The Salles des Fetes (the village hall) - Classic entertainment, we went to the Salles des Fetes (the village hall) at Florimont for a quiz conducted by a local radio station Perigord Bleu. The teams consisted of 8 people from the Commune of Florimont – Gaumier against 8 people from the Commune of St. Aubin de Nabirat. The 8 people were made up of 2 over 60's, 2 under 25's and 2 women between 25 and 60 and 2 men between 25 and 60. Florimont - Gaumier had to get a ringer from Perigeoux for one of the under 25's! The idea was that the team members were to give the answers but the audience could run up and whisper the answers to the team members – hence all participated.
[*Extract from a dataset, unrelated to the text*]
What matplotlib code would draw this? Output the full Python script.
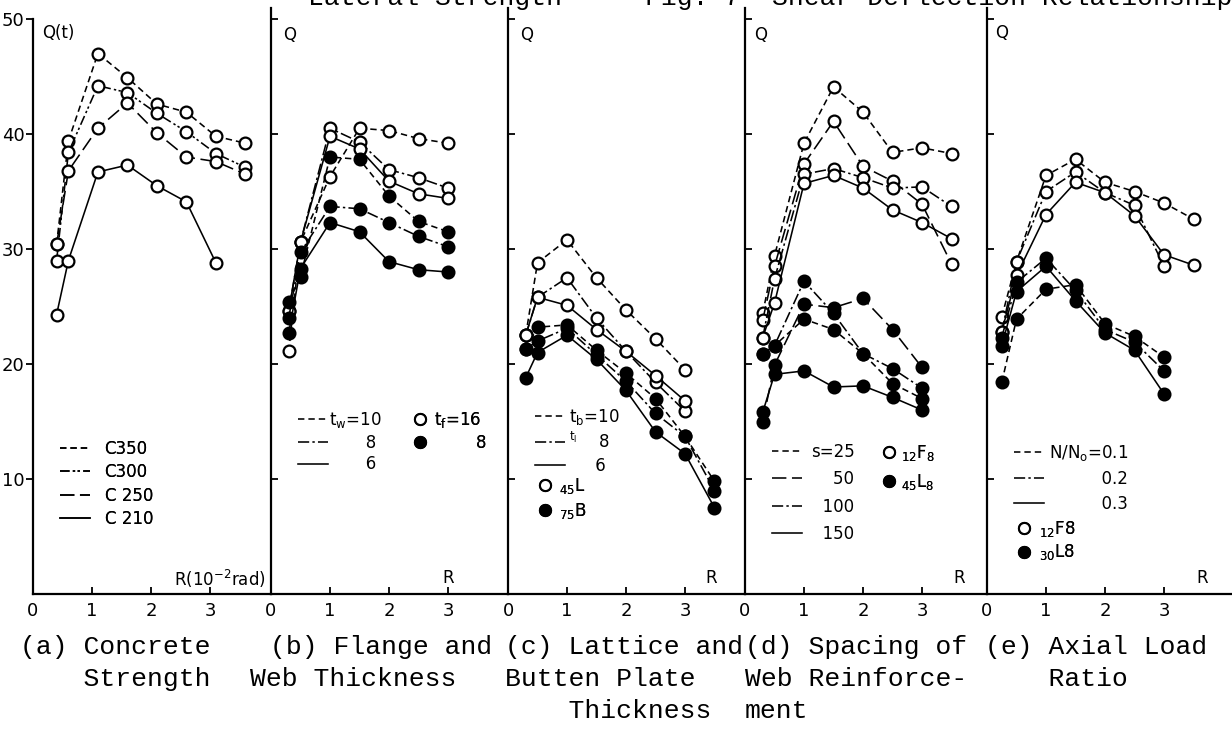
import matplotlib.pyplot as plt
from matplotlib.lines import Line2D

# ---- data (Q in t, R in 10^-2 rad) ----
# (a) concrete strength
a_x = [0.4, 0.6, 1.1, 1.6, 2.1, 2.6, 3.1, 3.6]
a_c350 = [30.4, 39.4, 47.0, 44.9, 42.6, 41.9, 39.8, 39.2]
a_c300 = [29.0, 38.4, 44.2, 43.6, 41.8, 40.2, 38.3, 37.1]
a_c250 = [30.4, 36.8, 40.5, 42.7, 40.1, 38.0, 37.6, 36.5]
a_x210 = [0.4, 0.6, 1.1, 1.6, 2.1, 2.6, 3.1]
a_c210 = [24.3, 29.0, 36.7, 37.3, 35.5, 34.1, 28.8]

# (b) flange and web thickness
b_x = [0.3, 0.5, 1.0, 1.5, 2.0, 2.5, 3.0]
b_open10 = [21.1, 30.6, 36.3, 40.5, 40.3, 39.6, 39.2]
b_open8 = [24.6, 30.6, 40.5, 39.3, 36.9, 36.2, 35.3]
b_open6 = [24.6, 30.6, 39.8, 38.7, 35.9, 34.8, 34.4]
b_fill10 = [25.4, 27.6, 38.0, 37.8, 34.6, 32.4, 31.5]
b_fill8 = [24.0, 29.7, 33.7, 33.5, 32.3, 31.1, 30.2]
b_fill6 = [22.7, 28.3, 32.3, 31.5, 28.9, 28.2, 28.0]

# (c) lattice and butten plate thickness
c_x = [0.3, 0.5, 1.0, 1.5, 2.0, 2.5, 3.0]
c_xf = [0.3, 0.5, 1.0, 1.5, 2.0, 2.5, 3.0, 3.5]
c_open10 = [22.5, 28.8, 30.8, 27.5, 24.7, 22.2, 19.5]
c_open8 = [22.5, 25.8, 27.5, 24.0, 21.1, 18.4, 15.9]
c_open6 = [22.5, 25.8, 25.1, 23.0, 21.1, 19.0, 16.8]
c_fill10 = [21.3, 23.2, 23.4, 21.2, 19.2, 17.0, 13.7, 9.8]
c_fill8 = [21.3, 22.0, 23.1, 20.8, 18.5, 15.7, 13.7, 9.0]
c_fill6 = [18.8, 21.0, 22.5, 20.4, 17.7, 14.1, 12.2, 7.5]

# (d) spacing of web reinforcement
d_x = [0.3, 0.5, 1.0, 1.5, 2.0, 2.5, 3.0, 3.5]
d_xf = [0.3, 0.5, 1.0, 1.5, 2.0, 2.5, 3.0]
d_open25 = [24.4, 29.4, 39.2, 44.1, 41.9, 38.4, 38.8, 38.3]
d_open50 = [23.8, 28.5, 37.4, 41.1, 37.2, 35.9, 33.9, 28.7]
d_open100 = [22.3, 27.4, 36.5, 37.0, 36.2, 35.3, 35.4, 33.7]
d_open150 = [22.3, 25.3, 35.7, 36.4, 35.3, 33.4, 32.3, 30.9]
d_fill25 = [20.9, 21.6, 23.9, 23.0, 20.9, 18.3, 17.0]
d_fill50 = [15.0, 19.9, 25.2, 24.9, 25.7, 23.0, 19.7]
d_fill100 = [20.9, 21.6, 27.2, 24.4, 20.9, 19.6, 17.9]
d_fill150 = [15.8, 19.1, 19.4, 18.0, 18.1, 17.1, 16.0]

# (e) axial load ratio
e_x = [0.25, 0.5, 1.0, 1.5, 2.0, 2.5, 3.0, 3.5]
e_x7 = [0.25, 0.5, 1.0, 1.5, 2.0, 2.5, 3.0]
e_open01 = [24.1, 28.9, 36.4, 37.8, 35.8, 35.0, 34.0, 32.6]
e_open02 = [22.8, 28.9, 35.0, 36.7, 34.9, 33.8, 28.5]
e_open03 = [22.8, 27.7, 33.0, 35.8, 34.9, 32.9, 29.5, 28.6]
e_fill01 = [18.4, 23.9, 26.5, 26.9, 23.5, 22.4, 20.6]
e_fill02 = [22.3, 27.1, 29.2, 26.4, 23.0, 21.9, 19.4]
e_fill03 = [21.6, 26.3, 28.5, 25.5, 22.7, 21.2, 17.4]

x_ticks = [0, 1, 2, 3]
y_ticks = [10, 20, 30, 40, 50]
captions = [
    ["(a) Concrete", "    Strength"],
    ["(b) Flange and", "Web Thickness"],
    ["(c) Lattice and", "Butten Plate", "    Thickness"],
    ["(d) Spacing of", "Web Reinforce-", "ment"],
    ["(e) Axial Load", "    Ratio"],
]

plt.rcParams['font.family'] = ['DejaVu Sans']
plt.rcParams['mathtext.default'] = 'regular'

# line styles
DASH = (0, (4, 2.5))
DDOT = (0, (7, 2, 1.5, 2))
DDOT2 = (0, (6, 2, 1.5, 1.5, 1.5, 2))
LONG = (0, (9, 3.5))
SOLID = '-'

W, H = 1232, 731
fig = plt.figure(figsize=(W / 100, H / 100), dpi=100)

Y_PX = 11.5          # pixels per 1 t
X_PX = 59            # pixels per 1e-2 rad
BOTTOM = 594
lefts = [33, 271, 508, 745, 987]
rights = [271, 508, 745, 987, 1232]

axes = []
for i, (l, r) in enumerate(zip(lefts, rights)):
    ax = fig.add_axes([l / W, 1 - BOTTOM / H, (r - l) / W, 51 * Y_PX / H])
    ax.set_xlim(0, (r - l) / X_PX)
    ax.set_ylim(0, 51)
    ax.spines['top'].set_visible(False)
    ax.spines['right'].set_visible(False)
    ax.spines['left'].set_linewidth(1.6)
    ax.spines['bottom'].set_linewidth(1.6)
    ax.set_xticks(x_ticks)
    ax.set_xticklabels([str(t) for t in x_ticks])
    ax.tick_params(axis='x', direction='in', length=5, width=1.3, pad=6, labelsize=13)
    ax.set_yticks(y_ticks)
    if i == 0:
        ax.spines['left'].set_bounds(0, 50)
        ax.tick_params(axis='y', direction='out', length=5, width=1.3, pad=1, labelsize=13)
    else:
        ax.set_yticklabels([])
        ax.tick_params(axis='y', direction='in', length=5, width=1.3)
    axes.append(ax)


def draw(ax, x, y, ls, filled):
    ax.plot(x, y, color='black', lw=1.15, ls=ls, marker='o', ms=8.5,
            mfc='black' if filled else 'white', mec='black', mew=1.6,
            clip_on=False)


def key(ls=None, filled=None):
    if filled is None:
        return Line2D([], [], color='black', lw=1.15, ls=ls)
    return Line2D([], [], ls='none', marker='o', ms=8,
                  mfc='black' if filled else 'white', mec='black', mew=1.5)


def legend(ax, handles, labels, anchor, spacing, hl=1.8, pad=0.6):
    leg = ax.legend(handles, labels, loc='upper left', bbox_to_anchor=anchor,
                    bbox_transform=ax.transData, frameon=False, borderpad=0,
                    borderaxespad=0, fontsize=12, handlelength=hl,
                    handletextpad=pad, labelspacing=spacing)
    ax.add_artist(leg)


# (a)
ax = axes[0]
draw(ax, a_x, a_c350, DASH, False)
draw(ax, a_x, a_c300, DDOT2, False)
draw(ax, a_x, a_c250, LONG, False)
draw(ax, a_x210, a_c210, SOLID, False)
legend(ax, [key(DASH), key(DDOT2), key(LONG), key(SOLID)],
       ['C350', 'C300', 'C 250', 'C 210'], (0.45, 13.4), 0.32, pad=0.9)
ax.text(0.15, 48.8, 'Q(t)', fontsize=12, va='center')
ax.text(3.95, 1.3, 'R(10$^{-2}$rad)', fontsize=12, ha='right', va='center')

# (b)
ax = axes[1]
draw(ax, b_x, b_open10, DASH, False)
draw(ax, b_x, b_open8, DDOT, False)
draw(ax, b_x, b_open6, SOLID, False)
draw(ax, b_x, b_fill10, DASH, True)
draw(ax, b_x, b_fill8, DDOT, True)
draw(ax, b_x, b_fill6, SOLID, True)
legend(ax, [key(DASH), key(DDOT), key(SOLID)],
       ['t$_w$=10', '       8', '       6'], (0.45, 16.0), 0.22, pad=0.1)
legend(ax, [key(filled=False), key(filled=True)],
       ['t$_f$=16', '        8'], (2.42, 16.0), 0.22, hl=0.8, pad=0.4)
ax.text(0.2, 48.6, 'Q', fontsize=12, va='center')
ax.text(3.0, 1.4, 'R', fontsize=12, ha='center', va='center')

# (c)
ax = axes[2]
draw(ax, c_x, c_open10, DASH, False)
draw(ax, c_x, c_open8, DDOT, False)
draw(ax, c_x, c_open6, SOLID, False)
draw(ax, c_xf, c_fill10, DASH, True)
draw(ax, c_xf, c_fill8, DDOT, True)
draw(ax, c_xf, c_fill6, SOLID, True)
legend(ax, [key(DASH), key(DDOT), key(SOLID)],
       ['t$_b$=10', '$^{t_l}$    8', '     6'], (0.45, 16.3), 0.32, pad=0.25)
legend(ax, [key(filled=False), key(filled=True)],
       ['$_{45}$L', '$_{75}$B'], (0.55, 10.3), 0.3, hl=0.6, pad=0.5)
ax.text(3.45, 1.4, 'R', fontsize=12, ha='center', va='center')
ax.text(0.2, 48.6, 'Q', fontsize=12, va='center')

# (d)
ax = axes[3]
draw(ax, d_x, d_open25, DASH, False)
draw(ax, d_x, d_open50, LONG, False)
draw(ax, d_x, d_open100, DDOT, False)
draw(ax, d_x, d_open150, SOLID, False)
draw(ax, d_xf, d_fill25, DASH, True)
draw(ax, d_xf, d_fill50, LONG, True)
draw(ax, d_xf, d_fill100, DDOT, True)
draw(ax, d_xf, d_fill150, SOLID, True)
legend(ax, [key(DASH), key(LONG), key(DDOT), key(SOLID)],
       ['s=25', '    50', '  100', '  150'], (0.45, 13.15), 0.57, pad=0.6)
legend(ax, [key(filled=False), key(filled=True)],
       ['$_{12}$F$_8$', '$_{45}$L$_8$'], (2.33, 13.15), 0.57, hl=0.8, pad=0.3)
ax.text(0.15, 48.6, 'Q', fontsize=12, va='center')
ax.text(3.63, 1.4, 'R', fontsize=12, ha='center', va='center')

# (e)
ax = axes[4]
draw(ax, e_x, e_open01, DASH, False)
draw(ax, e_x7, e_open02, DDOT, False)
draw(ax, e_x, e_open03, SOLID, False)
draw(ax, e_x7, e_fill01, DASH, True)
draw(ax, e_x7, e_fill02, DDOT, True)
draw(ax, e_x7, e_fill03, SOLID, True)
legend(ax, [key(DASH), key(DDOT), key(SOLID)],
       ['N/N$_o$=0.1', '          0.2', '          0.3'], (0.45, 13.15), 0.43, pad=0.3)
legend(ax, [key(filled=False), key(filled=True)],
       ['$_{12}$F8', '$_{30}$L8'], (0.55, 6.55), 0.22, hl=0.6, pad=0.6)
ax.text(0.13, 48.8, 'Q', fontsize=12, va='center')
ax.text(3.65, 1.4, 'R', fontsize=12, ha='center', va='center')

# captions under the panels (typewriter style)
cap_x = [[20, 20], [270, 250], [505, 505, 505], [745, 745, 745], [985, 985]]
cap_y = [647, 679, 711]
for lines, xs in zip(captions, cap_x):
    for j, (txt, xp) in enumerate(zip(lines, xs)):
        fig.text(xp / W, 1 - cap_y[j] / H, txt, fontsize=19, family='Liberation Mono',
                 ha='left', va='center')

# heading, cut by the top edge as in the scan
fig.text(562 / W, 1 + 2 / H, 'Lateral Strength', fontsize=19, family='Liberation Mono',
         ha='right', va='center')
fig.text(1232 / W, 1 + 2 / H, 'Fig. 7  Shear Deflection Relationship', fontsize=19,
         family='Liberation Mono', ha='right', va='center')

fig.savefig('out.png', dpi=100)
The radio station and teams were at the front of the hall and there were chairs placed on both sides of the hall for the supporters of the team – supposedly segregated but there were many more supporters for Florimont – Gaumier so the hall was split 2/3rds to 1/3 rd .
The evening kicked off with a couple of tunes on the accordion – then the DJ's started the quiz with their jingle and a lot of clapping!! From then on we tried to decipher the questions but a rather jumbled translation resulted, for example, one of the questions was when did someone die and I thought it was when did someone disappear – close but not that close!
The mairie of Florimont – Gaumier was the funniest – not only did he turn up with an encyclopedia which he gave to our french friends to look up the answers, he was Mr. Competitive – jumping up and down to give answers – running through the chairs to get to the team – but it paid off because of course Florimont – Gaumier won by quite a margin.